Ceci dit, je pense qu'il faut définir et faire la part des choses entre sécurité industrielle et risques industriels ou risques technologiques qui font partie des risques majeurs. Maintenant, pour ce qui est des contraintes et des difficultés, nous dirons tout d'abord que l'Algérie dispose de tous les atouts qui lui permettent de s'aligner aux standards internationaux à condition qu'elle développe et met en pratique le principe de la prévention des risques pour maintenir la vigilance des acteurs. Certes, nous sommes, l'un des pays les plus dotés en matière de réglementation qu'il faut, cependant compléter et développer par une règlementation propre à notre industrie et à notre environnement.
Par exemple, la règlementation relative aux installations classées est une règlementation qui permet de déterminer l'ensemble des installations qui présentent des dangers pour l'environnement, mais elle reste vague. Si l'on a un bon socle en matière de législation environnementale, elle reste quand même insuffisante. Il faudra l'adapter, l'affiner et mettre en place des décrets d'application. Mais le plus important, c'est la mise en place de structures de contrôle et de suivi et des compétences, sinon, pourquoi une législation ! S'il faut situer le hic, nous disons que c'est l'application, le suivi, le contrôle et la mise en œuvre des textes réglementaires, qui ont toujours posé problème. Il s'agit donc d'appliquer les pratiques managériales à tous les niveaux, que ce soit au niveau management, qu'au niveau agents de maîtrise, de respecter la règlementation, les technologies et les processus industriels, de former, d'informer, ainsi que d'inculquer la notion de responsabilité et la notion de la prévention des risques et de la précaution.
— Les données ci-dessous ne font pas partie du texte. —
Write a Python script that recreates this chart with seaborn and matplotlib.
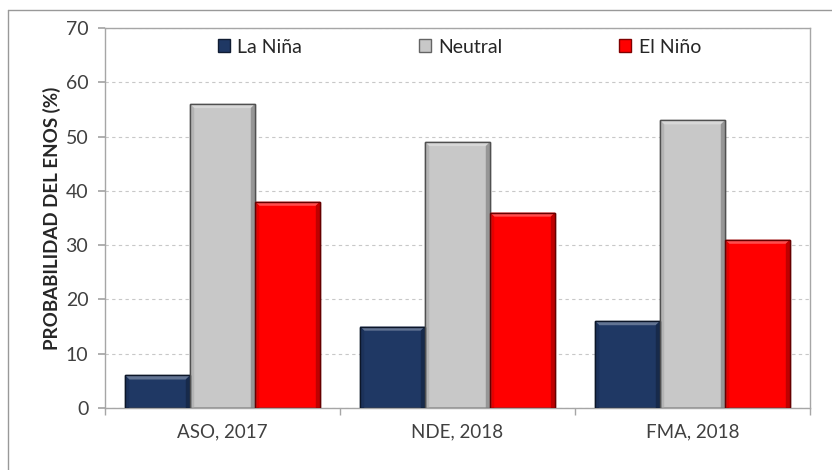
import pandas as pd
import seaborn as sns
import matplotlib.pyplot as plt
import matplotlib.colors as mcolors
from matplotlib.patches import Polygon, Patch
from matplotlib.lines import Line2D

# valores
periodos = ['ASO, 2017', 'NDE, 2018', 'FMA, 2018']
fases = ['La Niña', 'Neutral', 'El Niño']
la_nina = [6, 15, 16]
neutral = [56, 49, 53]
el_nino = [38, 36, 31]
colores = ['#1F3864', '#C8C8C8', '#FF0000']

df = pd.DataFrame({
    'periodo': periodos * 3,
    'fase': [f for f in fases for _ in periodos],
    'valor': la_nina + neutral + el_nino,
})

sns.set_theme(style='white')
plt.rcParams['font.family'] = ['Lato', 'DejaVu Sans']

fig = plt.figure(figsize=(8.32, 4.70), dpi=100)
ax = fig.add_axes([105 / 832, 1 - 408 / 470, 705 / 832, 380 / 470])

sns.barplot(data=df, x='periodo', y='valor', hue='fase', hue_order=fases,
            palette=colores, width=0.83, gap=0, errorbar=None, saturation=1,
            linewidth=1, ax=ax, legend=False)


def mix(c, other, t):
    c = mcolors.to_rgb(c)
    return tuple(a * (1 - t) + b * t for a, b in zip(c, other))


# efecto de bisel sobre cada barra
dx, dy = 0.018, 0.75
for cont, col in zip(ax.containers, colores):
    for p in cont.patches:
        x, y, w, h = p.get_x(), p.get_y(), p.get_width(), p.get_height()
        p.set_edgecolor(mix(col, (0, 0, 0), 0.6))
        p.set_zorder(2)
        light = mix(col, (1, 1, 1), 0.3)
        dark = mix(col, (0, 0, 0), 0.25)
        ax.add_patch(Polygon([(x, y + h), (x + w, y + h), (x + w - dx, y + h - dy), (x + dx, y + h - dy)],
                             closed=True, facecolor=light, edgecolor='none', zorder=3))
        ax.add_patch(Polygon([(x + w, y), (x + w, y + h), (x + w - dx, y + h - dy), (x + w - dx, y)],
                             closed=True, facecolor=dark, edgecolor='none', zorder=3))
        ax.add_patch(Polygon([(x, y), (x, y + h), (x + dx, y + h - dy), (x + dx, y)],
                             closed=True, facecolor=mix(col, (0, 0, 0), 0.1), edgecolor='none', zorder=3))
        ax.add_patch(plt.Rectangle((x, y), w, h, facecolor='none',
                                   edgecolor=mix(col, (0, 0, 0), 0.6), lw=1, zorder=4))

ax.set_ylim(0, 70)
ax.set_xlim(-0.5, 2.5)
ax.set_yticks(range(0, 71, 10))
ax.set_xlabel('')
ax.set_ylabel('PROBABILIDAD DEL ENOS (%)', fontsize=13.5, fontweight='bold', color='#262626', labelpad=3)

ax.set_axisbelow(True)
ax.yaxis.grid(True, color='#c8c8c8', linestyle=(0, (3, 3)), linewidth=0.8)
for s in ax.spines.values():
    s.set_color('#a6a6a6')
    s.set_linewidth(1)

ax.tick_params(axis='y', direction='out', length=5, color='#a6a6a6', labelsize=14, labelcolor='#404040', pad=7, left=True)
ax.tick_params(axis='x', which='major', length=0, labelsize=13.5, labelcolor='#404040', pad=11)
ax.set_xticks([-0.5, 0.5, 1.5, 2.5], minor=True)
ax.tick_params(axis='x', which='minor', direction='out', length=5, color='#a6a6a6', bottom=True)

handles = [Patch(facecolor=c, edgecolor=mix(c, (0, 0, 0), 0.5)) for c in colores]
ax.legend(handles, fases, ncol=3, loc='center', bbox_to_anchor=(0.503, 0.95), frameon=False,
          fontsize=14, handlelength=0.6, handleheight=0.6, handletextpad=0.4, columnspacing=6.0,
          labelcolor='#262626')

# marco exterior del grafico
fig.add_artist(Line2D([8 / 832, 1], [1 - 10 / 470, 1 - 10 / 470], transform=fig.transFigure, color='#999999', lw=1))
fig.add_artist(Line2D([8 / 832, 8 / 832], [0, 1 - 10 / 470], transform=fig.transFigure, color='#999999', lw=1))

fig.savefig('out.png', dpi=100)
Ceci dit, ces principes ne doivent pas concerner que les exploitants, mais aussi les salariés, les élus, les associations, les riverains… pour les faire partager et participer au processus de la culture des risques. D'un autre côté, faut-il rappeler, les statistiques, sous d'autres cieux, ont toujours constitué les vrais leviers de prise de décision, une action d'envergure qui reste cependant ignorée en Algérie. En revanche, la vraie problématique est comment consolider, partager et échanger des informations entre les différents acteurs sur les incidents et accidents afin de pouvoir analyser et exploiter ces situations et en tirer des enseignements qui nous permettent de favoriser une meilleure compréhension des situations afin de prévenir les risques potentiels.
-Sur le plan purement financier, combien coûtent au Trésor public les accidents de travail ?
J'ai parlé plus haut de transparence, franchement je ne le sais pas, mais je peux affirmer que la politique de prévention des risques industriels majeurs a permis de cibler plus de 52 établissements industriels à haut risque sur les populations riveraines et sur l'environnement. L'étude a concerné les wilayas d'Alger, d'Oran, de Bejaïa, d'Aïn Defla, de Blida, de Annaba, de Chlef et de Jijel (données : 2007). En 2002, les coûts des dommages et inefficiences représentaient 7% du PIB, soit 3,5 milliards de dollars US. En 2007, ces coûts ont diminué et ne représentent plus que 5,21% du PIB, soit 2,6 milliards de dollars US (source Atlas économique de l'Algérie 2007). Il faut maintenant réactualiser les données. Certes, il y a eu diminution, mais le nombre d'accidents reste toujours élevé.